Meedan has set up a stream of curated tweets from the #jan25 hashtag and is translating them into both English/Arabic. So for example, now I can see what State Department was tweeting in Arabic. According to Ed Bice, the short term goal is to just make sure that information is flowing between language communities and the longer term goal is to network these communities.
So, using this curated list, you can begin to get a better understanding of different views on this from other places in the world. For example, what is being tweeted about the use of social media.
Right now there is not anyway to crowdsource translations and attach a translation to Tweets. Meedan is working with a tool that was intended to annotate tweets called Curated.by – an elegant workaround. What is needed, perhaps, is a Twitter Annotation project to facilitate translation of languages. What this can do is prevent language from being a barrier to participate or follow a social change through social media in places around the world.
In the meantime, if you want to help translate the tweets, instructions are here and here.
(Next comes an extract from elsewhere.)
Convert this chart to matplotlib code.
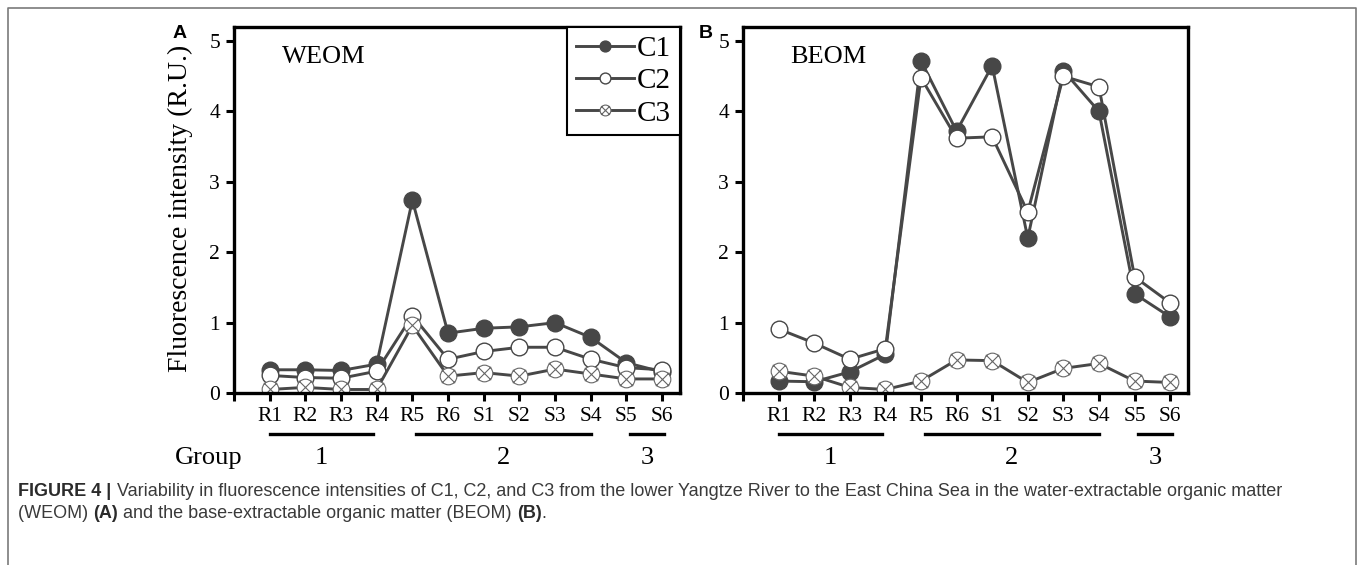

Update 1/30: Enough about social media and protests. This morning’s New York Times reports that the Obama administration is pressing for change in Egypt but has stopped short of calling for Hosni Mubarak’s resignation. My social media colleagues in the Middle East, Jessica Dheere and Mohamad Najem, co-founders of SMEXBeirut have written an open letter on their blog calling for a clear statement from President Obama and Secretary Clinton encouraging Egyptian president Hosni Mubarak to step down. They feel reform is not enough.